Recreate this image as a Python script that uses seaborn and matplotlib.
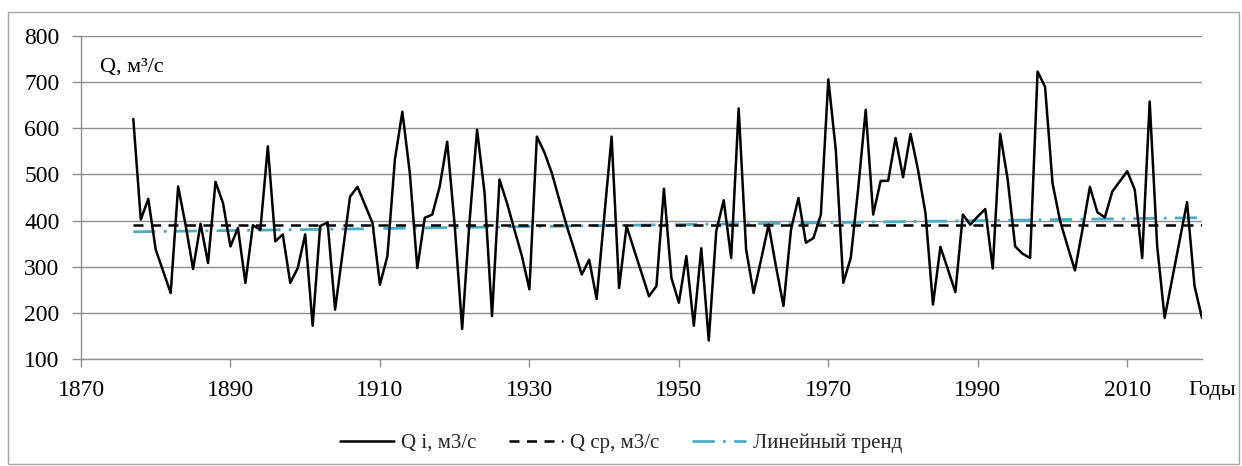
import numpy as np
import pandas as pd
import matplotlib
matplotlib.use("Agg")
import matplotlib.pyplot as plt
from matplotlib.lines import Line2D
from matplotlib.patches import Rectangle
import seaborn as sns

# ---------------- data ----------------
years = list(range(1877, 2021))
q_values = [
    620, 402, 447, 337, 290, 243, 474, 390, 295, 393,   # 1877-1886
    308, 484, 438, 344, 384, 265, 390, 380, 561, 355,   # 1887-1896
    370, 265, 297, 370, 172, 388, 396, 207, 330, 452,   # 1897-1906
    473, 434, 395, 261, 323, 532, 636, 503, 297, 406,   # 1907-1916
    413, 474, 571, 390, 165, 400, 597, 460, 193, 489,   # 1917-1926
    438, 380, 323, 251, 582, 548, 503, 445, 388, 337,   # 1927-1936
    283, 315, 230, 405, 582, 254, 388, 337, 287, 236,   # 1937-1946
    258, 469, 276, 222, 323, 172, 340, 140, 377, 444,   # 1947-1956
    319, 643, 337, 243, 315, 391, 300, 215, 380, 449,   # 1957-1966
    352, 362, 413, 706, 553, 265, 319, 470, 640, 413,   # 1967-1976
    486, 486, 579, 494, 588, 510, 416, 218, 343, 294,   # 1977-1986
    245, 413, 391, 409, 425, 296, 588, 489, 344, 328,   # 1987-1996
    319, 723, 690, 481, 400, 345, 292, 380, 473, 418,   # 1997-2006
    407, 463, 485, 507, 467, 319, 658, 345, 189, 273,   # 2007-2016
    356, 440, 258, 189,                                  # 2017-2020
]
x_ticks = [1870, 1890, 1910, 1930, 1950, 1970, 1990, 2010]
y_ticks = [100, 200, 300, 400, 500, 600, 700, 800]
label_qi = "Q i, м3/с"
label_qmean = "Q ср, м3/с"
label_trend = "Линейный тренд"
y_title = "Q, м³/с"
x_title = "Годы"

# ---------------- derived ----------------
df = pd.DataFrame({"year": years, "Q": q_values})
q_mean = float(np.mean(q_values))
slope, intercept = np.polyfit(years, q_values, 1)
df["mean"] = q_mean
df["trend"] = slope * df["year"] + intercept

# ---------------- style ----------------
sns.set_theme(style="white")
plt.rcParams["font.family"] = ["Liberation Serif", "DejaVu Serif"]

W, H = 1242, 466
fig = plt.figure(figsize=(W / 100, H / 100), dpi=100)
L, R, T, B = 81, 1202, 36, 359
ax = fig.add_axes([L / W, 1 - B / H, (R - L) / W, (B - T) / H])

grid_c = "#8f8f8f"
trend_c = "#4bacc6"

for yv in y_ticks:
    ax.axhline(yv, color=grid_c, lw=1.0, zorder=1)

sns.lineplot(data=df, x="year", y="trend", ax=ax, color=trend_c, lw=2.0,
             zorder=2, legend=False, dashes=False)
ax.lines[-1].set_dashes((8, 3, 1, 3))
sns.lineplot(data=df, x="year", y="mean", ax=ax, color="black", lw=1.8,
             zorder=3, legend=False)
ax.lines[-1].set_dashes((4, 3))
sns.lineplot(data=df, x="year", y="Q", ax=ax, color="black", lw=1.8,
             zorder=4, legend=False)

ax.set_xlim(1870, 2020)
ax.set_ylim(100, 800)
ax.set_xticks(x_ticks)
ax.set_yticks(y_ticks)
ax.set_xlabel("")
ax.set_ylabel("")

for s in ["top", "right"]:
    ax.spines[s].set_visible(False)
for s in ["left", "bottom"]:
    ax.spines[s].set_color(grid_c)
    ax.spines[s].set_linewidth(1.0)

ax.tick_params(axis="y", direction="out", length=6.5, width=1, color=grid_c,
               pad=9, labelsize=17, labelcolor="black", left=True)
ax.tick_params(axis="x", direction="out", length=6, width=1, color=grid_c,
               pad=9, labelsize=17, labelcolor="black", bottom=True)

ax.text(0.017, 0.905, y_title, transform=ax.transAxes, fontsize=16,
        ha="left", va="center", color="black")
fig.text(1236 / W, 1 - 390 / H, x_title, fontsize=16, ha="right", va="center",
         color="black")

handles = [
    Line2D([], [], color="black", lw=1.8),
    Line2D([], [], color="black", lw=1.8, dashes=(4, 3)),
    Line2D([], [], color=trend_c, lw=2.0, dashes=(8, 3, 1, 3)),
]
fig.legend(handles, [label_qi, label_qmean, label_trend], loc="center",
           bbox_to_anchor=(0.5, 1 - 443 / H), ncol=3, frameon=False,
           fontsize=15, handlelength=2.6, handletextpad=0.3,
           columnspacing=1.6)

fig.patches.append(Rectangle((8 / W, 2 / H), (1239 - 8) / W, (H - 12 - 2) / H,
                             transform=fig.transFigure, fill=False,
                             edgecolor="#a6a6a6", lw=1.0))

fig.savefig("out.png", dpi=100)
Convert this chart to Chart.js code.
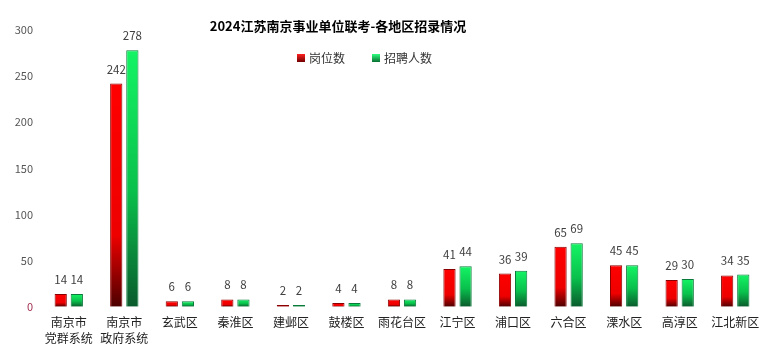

━━━━━━

[EXERCISE INSTRUCTIONS]
All of the entries above should be duplicated exactly, except for the pictures.

[WRITTEN ANSWER]
Recreate this image as a Python script that uses seaborn and matplotlib.
import numpy as np
import pandas as pd
import matplotlib
matplotlib.use("Agg")
import matplotlib.pyplot as plt
from matplotlib.lines import Line2D
from matplotlib.patches import Rectangle
import seaborn as sns

# ---------------- data ----------------
years = list(range(1877, 2021))
q_values = [
    620, 402, 447, 337, 290, 243, 474, 390, 295, 393,   # 1877-1886
    308, 484, 438, 344, 384, 265, 390, 380, 561, 355,   # 1887-1896
    370, 265, 297, 370, 172, 388, 396, 207, 330, 452,   # 1897-1906
    473, 434, 395, 261, 323, 532, 636, 503, 297, 406,   # 1907-1916
    413, 474, 571, 390, 165, 400, 597, 460, 193, 489,   # 1917-1926
    438, 380, 323, 251, 582, 548, 503, 445, 388, 337,   # 1927-1936
    283, 315, 230, 405, 582, 254, 388, 337, 287, 236,   # 1937-1946
    258, 469, 276, 222, 323, 172, 340, 140, 377, 444,   # 1947-1956
    319, 643, 337, 243, 315, 391, 300, 215, 380, 449,   # 1957-1966
    352, 362, 413, 706, 553, 265, 319, 470, 640, 413,   # 1967-1976
    486, 486, 579, 494, 588, 510, 416, 218, 343, 294,   # 1977-1986
    245, 413, 391, 409, 425, 296, 588, 489, 344, 328,   # 1987-1996
    319, 723, 690, 481, 400, 345, 292, 380, 473, 418,   # 1997-2006
    407, 463, 485, 507, 467, 319, 658, 345, 189, 273,   # 2007-2016
    356, 440, 258, 189,                                  # 2017-2020
]
x_ticks = [1870, 1890, 1910, 1930, 1950, 1970, 1990, 2010]
y_ticks = [100, 200, 300, 400, 500, 600, 700, 800]
label_qi = "Q i, м3/с"
label_qmean = "Q ср, м3/с"
label_trend = "Линейный тренд"
y_title = "Q, м³/с"
x_title = "Годы"

# ---------------- derived ----------------
df = pd.DataFrame({"year": years, "Q": q_values})
q_mean = float(np.mean(q_values))
slope, intercept = np.polyfit(years, q_values, 1)
df["mean"] = q_mean
df["trend"] = slope * df["year"] + intercept

# ---------------- style ----------------
sns.set_theme(style="white")
plt.rcParams["font.family"] = ["Liberation Serif", "DejaVu Serif"]

W, H = 1242, 466
fig = plt.figure(figsize=(W / 100, H / 100), dpi=100)
L, R, T, B = 81, 1202, 36, 359
ax = fig.add_axes([L / W, 1 - B / H, (R - L) / W, (B - T) / H])

grid_c = "#8f8f8f"
trend_c = "#4bacc6"

for yv in y_ticks:
    ax.axhline(yv, color=grid_c, lw=1.0, zorder=1)

sns.lineplot(data=df, x="year", y="trend", ax=ax, color=trend_c, lw=2.0,
             zorder=2, legend=False, dashes=False)
ax.lines[-1].set_dashes((8, 3, 1, 3))
sns.lineplot(data=df, x="year", y="mean", ax=ax, color="black", lw=1.8,
             zorder=3, legend=False)
ax.lines[-1].set_dashes((4, 3))
sns.lineplot(data=df, x="year", y="Q", ax=ax, color="black", lw=1.8,
             zorder=4, legend=False)

ax.set_xlim(1870, 2020)
ax.set_ylim(100, 800)
ax.set_xticks(x_ticks)
ax.set_yticks(y_ticks)
ax.set_xlabel("")
ax.set_ylabel("")

for s in ["top", "right"]:
    ax.spines[s].set_visible(False)
for s in ["left", "bottom"]:
    ax.spines[s].set_color(grid_c)
    ax.spines[s].set_linewidth(1.0)

ax.tick_params(axis="y", direction="out", length=6.5, width=1, color=grid_c,
               pad=9, labelsize=17, labelcolor="black", left=True)
ax.tick_params(axis="x", direction="out", length=6, width=1, color=grid_c,
               pad=9, labelsize=17, labelcolor="black", bottom=True)

ax.text(0.017, 0.905, y_title, transform=ax.transAxes, fontsize=16,
        ha="left", va="center", color="black")
fig.text(1236 / W, 1 - 390 / H, x_title, fontsize=16, ha="right", va="center",
         color="black")

handles = [
    Line2D([], [], color="black", lw=1.8),
    Line2D([], [], color="black", lw=1.8, dashes=(4, 3)),
    Line2D([], [], color=trend_c, lw=2.0, dashes=(8, 3, 1, 3)),
]
fig.legend(handles, [label_qi, label_qmean, label_trend], loc="center",
           bbox_to_anchor=(0.5, 1 - 443 / H), ncol=3, frameon=False,
           fontsize=15, handlelength=2.6, handletextpad=0.3,
           columnspacing=1.6)

fig.patches.append(Rectangle((8 / W, 2 / H), (1239 - 8) / W, (H - 12 - 2) / H,
                             transform=fig.transFigure, fill=False,
                             edgecolor="#a6a6a6", lw=1.0))

fig.savefig("out.png", dpi=100)
Convert this chart to Chart.js code.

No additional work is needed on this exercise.